- **Task statement**:
Please reproduce the lines of the records below from the one holding "Give me the matplotlib source for this chart." through the one holding "from matplotlib.lines import Line2D", inclusive, skipping all pictures.

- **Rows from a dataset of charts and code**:
---
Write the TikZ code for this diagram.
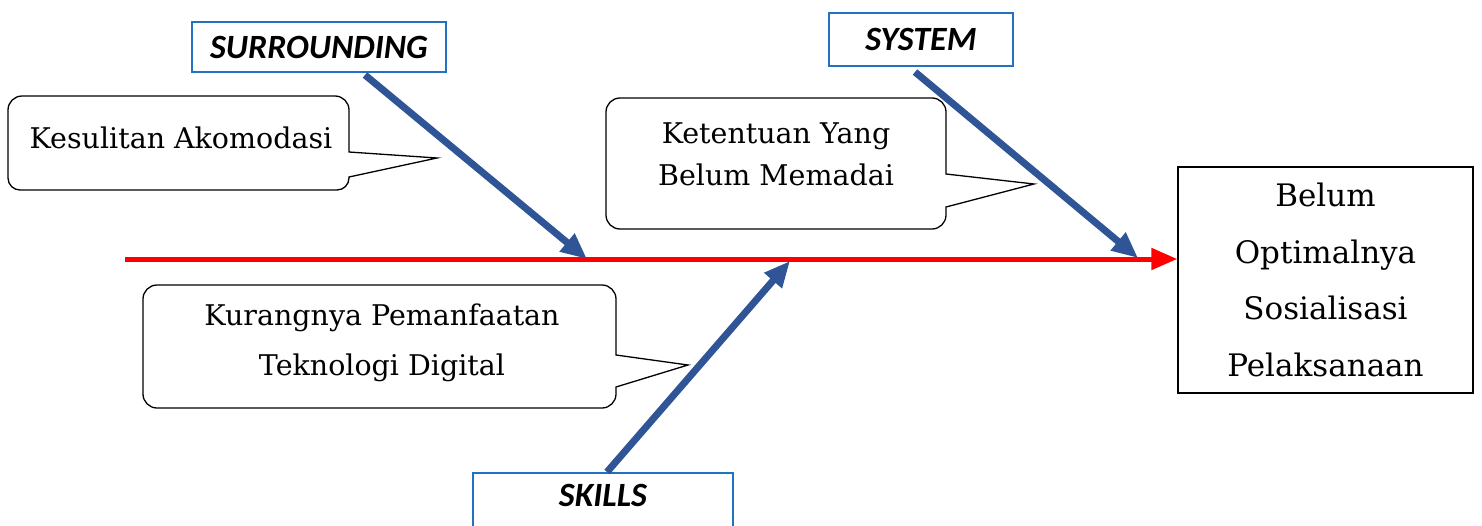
\documentclass[tikz,border=0pt]{standalone}
\usepackage{fontspec}
\setmainfont{DejaVu Serif}
\newfontfamily\catfont{Carlito}
\usetikzlibrary{arrows.meta}
\usetikzlibrary{positioning}

\definecolor{bonecol}{HTML}{2F5597}
\definecolor{catline}{HTML}{1F73C2}
\definecolor{spinecol}{HTML}{FF0000}

\tikzset{
  catbox/.style={draw=catline, line width=2.2pt, fill=white, inner sep=0pt,
    font=\catfont\bfseries\itshape\fontsize{34}{36}\selectfont},
  bone/.style={draw=bonecol, line width=7pt, -{Triangle[length=26pt,width=22pt]}},
  spine/.style={draw=spinecol, line width=5pt, -{Triangle[length=26pt,width=21pt]}},
  bubble/.style={draw=black, line width=1.3pt, rounded corners=14pt},
  bubbletext/.style={align=center, inner sep=0pt, font=\fontsize{28.5}{42}\selectfont},
  effectbox/.style={draw=black, line width=1.3pt, align=center, inner sep=0pt,
    minimum width=295pt, minimum height=226pt, font=\fontsize{31}{56.5}\selectfont}
}

\begin{document}
\begin{tikzpicture}[x=1pt,y=-1pt]
\clip (0,0) rectangle (1482,525);

% head of the fish
\node[effectbox] (effect) at (1325.5,280) {Belum\\Optimalnya\\Sosialisasi\\Pelaksanaan};

% spine
\coordinate (spinetail) at (125,259);
\draw[spine] (spinetail) -- (spinetail -| effect.west);

% categories
\node[catbox, minimum width=254pt, minimum height=50pt] (surr) at (319,47) {SURROUNDING};
\node[catbox, minimum width=184pt, minimum height=53pt] (sys) at (921,39.5) {SYSTEM};
\node[catbox, minimum width=260pt, anchor=north, text height=33pt, text depth=45pt] (skl) at (603,472) {SKILLS};

% bones
\coordinate (surrtail) at (365,75);
\coordinate (surrhead) at (587,259);
\coordinate (systail) at (915,72);
\coordinate (syshead) at (1138,258);
\coordinate (skltail) at (607,472);
\coordinate (sklhead) at (790,261);
\draw[bone] (surrtail) -- (surrhead);
\draw[bone] (systail) -- (syshead);
\draw[bone] (skltail) -- (sklhead);

% callouts
\draw[bubble] (8,140) -- (8,96) -- (349,96) [sharp corners] -- (349,152) -- (437,158)
  -- (349,177) -- (349,178) [rounded corners=12pt] -- (349,190) -- (8,190) -- cycle;
\node[bubbletext] (akom) at (181,138) {Kesulitan Akomodasi};

\draw[bubble] (606,160) -- (606,98) -- (946,98) [sharp corners] -- (946,174) -- (1034,184)
  -- (946,207) -- (946,208) [rounded corners=14pt] -- (946,229) -- (606,229) -- cycle;
\node[bubbletext] (ketentuan) at (776,154) {Ketentuan Yang\\Belum Memadai};

\draw[bubble] (143,340) -- (143,285) -- (616,285) [sharp corners] -- (616,355) -- (688,365)
  -- (616,387) -- (616,388) [rounded corners=14pt] -- (616,408) -- (143,408) -- cycle;
\node[bubbletext, font=\fontsize{28.5}{50}\selectfont] (teknologi) at (382,343) {Kurangnya Pemanfaatan\\Teknologi Digital};

\end{tikzpicture}
\end{document}
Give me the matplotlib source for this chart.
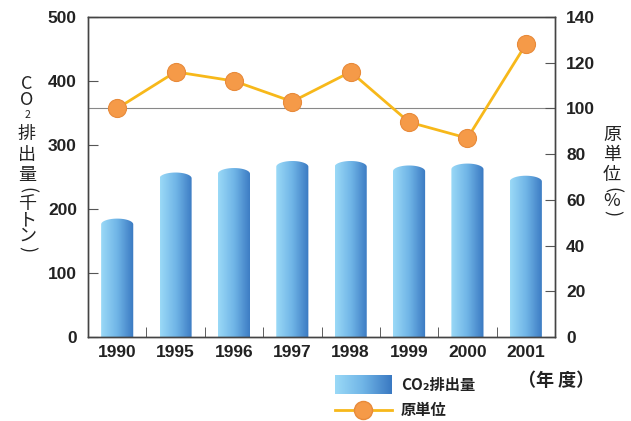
import numpy as np
import matplotlib
matplotlib.use('Agg')
import matplotlib.pyplot as plt
from matplotlib.path import Path
from matplotlib.patches import PathPatch
from matplotlib.colors import LinearSegmentedColormap
from matplotlib.lines import Line2D

# data
years = ['1990', '1995', '1996', '1997', '1998', '1999', '2000', '2001']
co2 = [185, 257, 264, 275, 275, 268, 271, 252]          # thousand tons
unit_ratio = [100, 116, 112, 103, 116, 94, 87, 128]     # percent

num_font = ['Liberation Sans', 'DejaVu Sans']
jp_font = ['Noto Sans CJK JP', 'DejaVu Sans']
plt.rcParams['font.family'] = num_font
plt.rcParams['font.weight'] = 'bold'

W, H = 631, 421
fig = plt.figure(figsize=(W / 100, H / 100), dpi=100)
ax = fig.add_axes([88 / W, 1 - 337 / H, (555 - 88) / W, (337 - 17) / H])
ax2 = ax.twinx()

grad = LinearSegmentedColormap.from_list('bar', ['#9ad9f7', '#6fb4e6', '#3a79c2'])
gimg = np.linspace(0, 1, 64).reshape(1, -1)

x = np.arange(len(years))
bw = 0.55
cap = 9
for xi, v in zip(x, co2):
    l, r = xi - bw / 2, xi + bw / 2
    t = np.linspace(np.pi, 0, 30)
    arc_x = xi + bw / 2 * np.cos(t)
    arc_y = v - cap + cap * np.sin(t)
    verts = [(l, 0)] + list(zip(arc_x, arc_y)) + [(r, 0), (l, 0)]
    codes = [Path.MOVETO] + [Path.LINETO] * (len(verts) - 2) + [Path.CLOSEPOLY]
    patch = PathPatch(Path(verts, codes), facecolor='none', edgecolor='none')
    ax.add_patch(patch)
    im = ax.imshow(gimg, cmap=grad, extent=[l, r, 0, v], aspect='auto', zorder=2)
    im.set_clip_path(patch)

ax.set_xlim(-0.5, len(years) - 0.5)
ax.set_ylim(0, 500)
ax.set_yticks(range(0, 501, 100))
ax.set_xticks(x)
ax.set_xticklabels(years)
ax.set_xticks(np.arange(0.5, len(years) - 1, 1), minor=True)
ax.tick_params(axis='x', which='major', length=0, pad=6, labelsize=12.5, labelcolor='#222222')
ax.tick_params(axis='x', which='minor', direction='in', length=7, color='#444444')
ax.tick_params(axis='y', direction='in', length=7, color='#555555', labelsize=12.5, pad=8,
               labelcolor='#222222')

ax2.set_ylim(0, 140)
ax2.set_yticks(range(0, 141, 20))
ax2.tick_params(axis='y', direction='in', length=7, color='#555555', labelsize=12.5, pad=8,
                labelcolor='#222222')
ax2.axhline(100, color='#888888', lw=0.8, zorder=1)
ax2.plot(x, unit_ratio, color='#f7b81a', lw=2, marker='o', markersize=13,
         markerfacecolor='#f59a48', markeredgecolor='#e88a3a', markeredgewidth=0.8, zorder=5)

for a in (ax, ax2):
    for s in a.spines.values():
        s.set_color('#444444')
        s.set_linewidth(1.0)

# vertical axis titles (upright stacked characters; parentheses turned)
left_chars = [('C', 84, 13, 0), ('O', 100, 13, 0), ('2', 115, 7.5, 0), ('排', 134, 13, 0),
              ('出', 155, 13, 0), ('量', 175, 13, 0), ('(', 190, 13, -90), ('千', 204, 13, 0),
              ('ト', 220, 13, 0), ('ン', 236, 13, 0), (')', 249, 13, -90)]
for ch, yp, fs, rot in left_chars:
    fig.text(27 / W, 1 - yp / H, ch, ha='center', va='center', fontsize=fs, rotation=rot,
             family=jp_font, fontweight='normal', color='#222222')

right_chars = [('原', 135, 13, 0), ('単', 155, 13, 0), ('位', 175, 13, 0), ('(', 190, 13, -90),
               ('%', 201, 13, 0), (')', 213, 13, -90)]
for ch, yp, fs, rot in right_chars:
    fig.text(612 / W, 1 - yp / H, ch, ha='center', va='center', fontsize=fs, rotation=rot,
             family=jp_font, fontweight='normal', color='#222222')

# legend
lax = fig.add_axes([335 / W, 1 - 394 / H, 57 / W, 19 / H])
lax.imshow(gimg, cmap=grad, aspect='auto')
lax.axis('off')
fig.text(401 / W, 1 - 385 / H, 'CO₂排出量', ha='left', va='center', fontsize=11,
         fontweight='bold', family=jp_font, color='#222222')
fig.add_artist(Line2D([335 / W, 392 / W], [1 - 410 / H] * 2, transform=fig.transFigure,
                      color='#f7b81a', lw=2))
fig.add_artist(Line2D([363 / W], [1 - 410 / H], transform=fig.transFigure, marker='o',
                      markersize=13, markerfacecolor='#f59a48', markeredgecolor='#e88a3a', lw=0))
fig.text(401 / W, 1 - 410 / H, '原単位', ha='left', va='center', fontsize=11,
         fontweight='bold', family=jp_font, color='#222222')
fig.text(556 / W, 1 - 381 / H, '（年 度）', ha='center', va='center', fontsize=13,
         fontweight='bold', family=jp_font, color='#222222')

fig.savefig('out.png', dpi=100)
---
- **Completed exercise**:
Give me the matplotlib source for this chart.
import numpy as np
import matplotlib
matplotlib.use('Agg')
import matplotlib.pyplot as plt
from matplotlib.path import Path
from matplotlib.patches import PathPatch
from matplotlib.colors import LinearSegmentedColormap
from matplotlib.lines import Line2D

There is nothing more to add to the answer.